State-run Coal India Ltd., which produces more than 80 per cent of India’s coal, is failing to meet production targets, creating a gap that will be met through imports, Sporton said in New Delhi last week.
The Kolkata-based miner has missed shipment targets every year since at least 2010. It has focused on supplies to power stations, while curtailing shipments to buyers including cement and aluminum companies. At the same time, India’s electricity demand grew 6 percent from a year ago in the first ten months of the year ending March 31, double the growth achieved in the same period a year ago.
“Coal India is not quite keeping up to the targets,” Sporton said. “On the other hand, we’re seeing a strong growth in power demand.”
Delays in land purchases and growing environmental awareness are some of the key challenges Coal India may encounter in increasing output, he said. It also needs to apply more technology to mine deep-seated reserves, Sporton said. The company’s plan to reach an annual production of 1 billion metric tons has been pushed back by two years to 2022.

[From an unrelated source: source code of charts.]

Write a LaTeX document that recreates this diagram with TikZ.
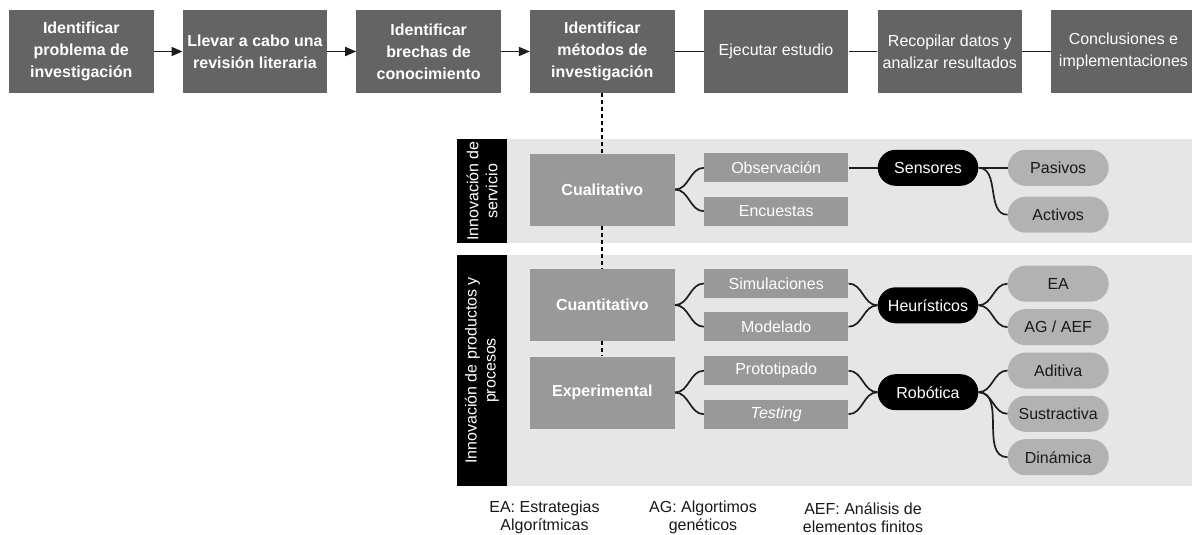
\documentclass[tikz,border=0pt]{standalone}
\usepackage{fontspec}
\setmainfont{Liberation Sans}
\usetikzlibrary{arrows.meta}

\definecolor{topgray}{RGB}{100,100,100}
\definecolor{midgray}{RGB}{153,153,153}
\definecolor{leafgray}{RGB}{178,178,178}
\definecolor{bandgray}{RGB}{230,230,230}
\definecolor{inkline}{RGB}{30,30,30}
\definecolor{inktext}{RGB}{25,25,25}

\begin{document}
\begin{tikzpicture}[x=1pt,y=-1pt,
  basefont/.style={font=\fontsize{16}{22}\selectfont},
  stepbox/.style={basefont, fill=topgray, text=white, minimum width=144.5pt,
    minimum height=83pt, inner sep=0pt, align=center},
  stepbold/.style={stepbox, font=\fontsize{16}{22}\selectfont\bfseries},
  methodbox/.style={fill=midgray, text=white, minimum width=145pt,
    minimum height=72pt, inner sep=0pt,
    font=\fontsize{16}{20}\selectfont\bfseries},
  toolbox/.style={basefont, fill=midgray, text=white, minimum width=144.3pt,
    minimum height=28.8pt, inner sep=0pt},
  hubpill/.style={basefont, fill=black, text=white, minimum width=100.6pt,
    minimum height=36pt, inner sep=0pt, rounded corners=18pt},
  leafpill/.style={basefont, fill=leafgray, text=inktext, minimum width=101pt,
    minimum height=36pt, inner sep=0pt, rounded corners=18pt},
  sidebar/.style={fill=black, text=white, rotate=90, inner sep=0pt,
    minimum height=49.4pt, align=center, font=\fontsize{16}{19}\selectfont},
  legendtext/.style={text=inktext, align=center, inner sep=0pt,
    font=\fontsize{16}{18}\selectfont},
  link/.style={draw=inkline, line width=1.7pt},
  flowarrow/.style={link, -{Triangle[length=11pt,width=9pt]}},
  dashline/.style={draw=black, line width=1.8pt, dash pattern=on 4pt off 3pt},
  branch/.style={link, out=0, in=180}
]
\useasboundingbox (0,0) rectangle (1192,535);

% research process steps
\node[stepbold] (t1) at (81.25,51.5)   {Identificar\\problema de\\investigación};
\node[stepbold] (t2) at (254.95,51.5)  {Llevar a cabo una\\revisión literaria};
\node[stepbold] (t3) at (428.65,51.5)  {Identificar\\brechas de\\conocimiento};
\node[stepbold] (t4) at (602.35,51.5)  {Identificar\\métodos de\\investigación};
\node[stepbox]  (t5) at (776.05,51.5)  {Ejecutar estudio};
\node[stepbox]  (t6) at (949.75,51.5)  {Recopilar datos y\\analizar resultados};
\node[stepbox]  (t7) at (1123.45,51.5) {Conclusiones e\\implementaciones};

\draw[flowarrow] (t1) -- (t2);
\draw[flowarrow] (t2) -- (t3);
\draw[flowarrow] (t3) -- (t4);
\draw[link] (t4) -- (t5);
\draw[link] (t5) -- (t6);
\draw[link] (t6) -- (t7);

% innovation bands
\fill[bandgray] (506.7,139) rectangle (1192,243.3);
\fill[bandgray] (506.7,255) rectangle (1192,486);
\node[sidebar, minimum width=104.3pt] (s1) at (482,191.15) {Innovación de\\servicio};
\node[sidebar, minimum width=231pt]   (s2) at (482,370.5)  {Innovación de productos y\\procesos};

% methods
\node[methodbox] (cual) at (602.35,189.5) {Cualitativo};
\node[methodbox] (cuan) at (602.35,305)   {Cuantitativo};
\node[methodbox] (expe) at (602.35,392.5) {Experimental};

\draw[dashline] (t4.south) -- (cual.north);
\draw[dashline] (cual.south) -- (cuan.north);
\draw[dashline] (cuan.south) -- (expe.north);

% techniques
\node[toolbox] (obs) at (776.2,167.8) {Observación};
\node[toolbox] (enc) at (776.2,211.2) {Encuestas};
\node[toolbox] (sim) at (776.2,283.5) {Simulaciones};
\node[toolbox] (mod) at (776.2,326.7) {Modelado};
\node[toolbox] (pro) at (776.2,370.7) {Prototipado};
\node[toolbox] (tes) at (776.2,414.2) {\textit{Testing}};

% tools
\node[hubpill] (sen) at (928,167.8) {Sensores};
\node[hubpill] (heu) at (928,305.3) {Heurísticos};
\node[hubpill] (rob) at (928,392.2) {Robótica};

% tool types
\node[leafpill] (pas) at (1058.2,167.8) {Pasivos};
\node[leafpill] (act) at (1058.2,214.7) {Activos};
\node[leafpill] (ea)  at (1058.2,283.7) {EA};
\node[leafpill] (ag)  at (1058.2,327.2) {AG / AEF};
\node[leafpill] (adi) at (1058.2,370.5) {Aditiva};
\node[leafpill] (sus) at (1058.2,413.8) {Sustractiva};
\node[leafpill] (din) at (1058.2,457.2) {Dinámica};

% branches
\draw (cual.east) edge[branch] (obs.west) edge[branch] (enc.west);
\draw (cuan.east) edge[branch] (sim.west) edge[branch] (mod.west);
\draw (expe.east) edge[branch] (pro.west) edge[branch] (tes.west);

\draw[link] (obs.east) -- (sen.west);
\draw (sim.east) edge[branch] (heu.west);
\draw (mod.east) edge[branch] (heu.west);
\draw (pro.east) edge[branch] (rob.west);
\draw (tes.east) edge[branch] (rob.west);

\draw[link] (sen.east) -- (pas.west);
\draw (sen.east) edge[branch] (act.west);
\draw (heu.east) edge[branch] (ea.west) edge[branch] (ag.west);
\draw (rob.east) edge[branch] (adi.west) edge[branch] (sus.west) edge[branch] (din.west);

% abbreviations
\node[legendtext] (l1) at (544.5,517.5) {EA: Estrategias\\Algorítmicas};
\node[legendtext] (l2) at (703,517.5)   {AG: Algortimos\\genéticos};
\node[legendtext] (l3) at (863,517.5)   {AEF: Análisis de\\elementos finitos};
\end{tikzpicture}
\end{document}
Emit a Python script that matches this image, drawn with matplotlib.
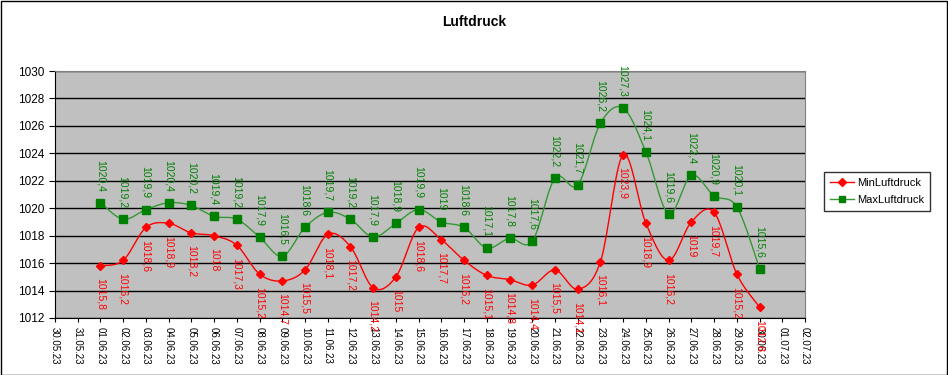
import numpy as np
import matplotlib.pyplot as plt
import matplotlib.dates as mdates
from datetime import date, timedelta

plt.rcParams['font.family'] = ['Liberation Sans', 'DejaVu Sans']

days = [date(2023, 6, d) for d in range(1, 31)]
min_druck = [1015.8, 1016.2, 1018.6, 1018.9, 1018.2, 1018.0, 1017.3, 1015.2, 1014.7, 1015.5,
             1018.1, 1017.2, 1014.2, 1015.0, 1018.6, 1017.7, 1016.2, 1015.1, 1014.8, 1014.4,
             1015.5, 1014.1, 1016.1, 1023.9, 1018.9, 1016.2, 1019.0, 1019.7, 1015.2, 1012.8]
max_druck = [1020.4, 1019.2, 1019.9, 1020.4, 1020.2, 1019.4, 1019.2, 1017.9, 1016.5, 1018.6,
             1019.7, 1019.2, 1017.9, 1018.9, 1019.9, 1019.0, 1018.6, 1017.1, 1017.8, 1017.6,
             1022.2, 1021.7, 1026.2, 1027.3, 1024.1, 1019.6, 1022.4, 1020.9, 1020.1, 1015.6]


def smooth(x, y, n=20):
    # Catmull-Rom style curve like Excel's smoothed line
    x = np.asarray(x, float)
    y = np.asarray(y, float)
    xs, ys = [], []
    for i in range(len(x) - 1):
        x0, y0 = (x[i - 1], y[i - 1]) if i > 0 else (x[i], y[i])
        x3, y3 = (x[i + 2], y[i + 2]) if i + 2 < len(x) else (x[i + 1], y[i + 1])
        p1 = np.array([x[i], y[i]])
        p2 = np.array([x[i + 1], y[i + 1]])
        c1 = p1 + (p2 - np.array([x0, y0])) / 6
        c2 = p2 - (np.array([x3, y3]) - p1) / 6
        t = np.linspace(0, 1, n)[:, None]
        pts = (1 - t) ** 3 * p1 + 3 * (1 - t) ** 2 * t * c1 + 3 * (1 - t) * t ** 2 * c2 + t ** 3 * p2
        xs.extend(pts[:, 0])
        ys.extend(pts[:, 1])
    return np.array(xs), np.array(ys)


fig = plt.figure(figsize=(9.48, 3.75), dpi=100)
ax = fig.add_axes([55 / 948, 57 / 375, 750 / 948, 247 / 375])
ax.set_facecolor('#C0C0C0')

xnum = mdates.date2num(days)

sx, sy = smooth(xnum, min_druck)
ax.plot(sx, sy, color='#FF0000', lw=1, zorder=3)
ax.plot(xnum, min_druck, ls='none', marker='D', ms=4.5, color='#FF0000', zorder=4)
sx, sy = smooth(xnum, max_druck)
ax.plot(sx, sy, color='#339933', lw=1, zorder=3)
ax.plot(xnum, max_druck, ls='none', marker='s', ms=6, color='#008000', zorder=4)

for xv, v in zip(xnum, min_druck):
    ax.annotate(f"{v:g}".replace('.', ','), (xv, v), xytext=(0, -9), textcoords='offset points',
                rotation=270, ha='center', va='top', color='#FF0000', fontsize=7.5, zorder=5)
for xv, v in zip(xnum, max_druck):
    ax.annotate(f"{v:g}".replace('.', ','), (xv, v), xytext=(0, 8), textcoords='offset points',
                rotation=270, ha='center', va='bottom', color='#008000', fontsize=7.5, zorder=5)

# legend handles
ax.plot([], [], color='#FF0000', marker='D', ms=4, lw=1, label='MinLuftdruck')
ax.plot([], [], color='#339933', marker='s', ms=5, mfc='#008000', mec='#008000', lw=1, label='MaxLuftdruck')
h, l = ax.get_legend_handles_labels()
leg = fig.legend(h[-2:], l[-2:], loc='upper left', bbox_to_anchor=(824 / 948, 1 - 172 / 375),
                 borderaxespad=0, frameon=True, fancybox=False, edgecolor='black', fontsize=8,
                 borderpad=0.5, handlelength=2.2, handletextpad=0.3, labelspacing=0.7)
leg.get_frame().set_linewidth(1)

ax.set_ylim(1012, 1030)
ax.set_yticks(np.arange(1012, 1031, 2))
ax.set_xlim(mdates.date2num(date(2023, 5, 30)), mdates.date2num(date(2023, 7, 2)))
ticks = [date(2023, 5, 30) + timedelta(days=i) for i in range(34)]
ax.set_xticks(mdates.date2num(ticks))
ax.set_xticklabels([t.strftime('%d.%m.%y') for t in ticks], rotation=270, fontsize=7)
ax.tick_params(axis='y', labelsize=8.5, length=4, direction='out', color='black')
ax.tick_params(axis='x', length=3, direction='out')
ax.grid(axis='y', color='black', lw=1)
ax.set_axisbelow(True)
for s in ['top', 'right']:
    ax.spines[s].set_color('#808080')
for s in ['left', 'bottom']:
    ax.spines[s].set_color('black')

fig.text(0.5, 1 - 22 / 375, 'Luftdruck', ha='center', va='center', fontsize=10, fontweight='bold')
fig.patches.append(plt.Rectangle((0.5 / 948, 0.5 / 375), 1 - 1.5 / 948, 1 - 1.5 / 375,
                                 transform=fig.transFigure, fill=False, edgecolor='black', lw=1))

fig.savefig('out.png', dpi=100)
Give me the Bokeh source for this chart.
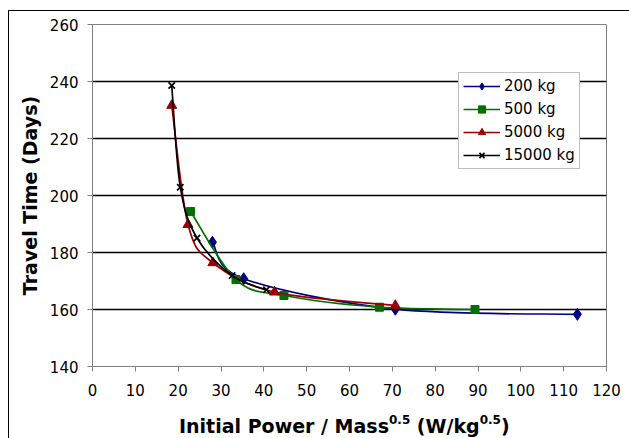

India’s coal imports during the first seven months of the current financial year declined 0.2 per cent from the year-ago period to 116.1 million tons, according to the latest data reported to lawmakers earlier this month. Imports dropped 6.4 per cent to 191 million tons during the year ended March 31, although they surpassed government estimates of 160.2 million.
“While we have seen a decrease in Indian coal imports in the past couple of years, we’ll probably see them increasing over the course of the next 12 months,” Sporton said.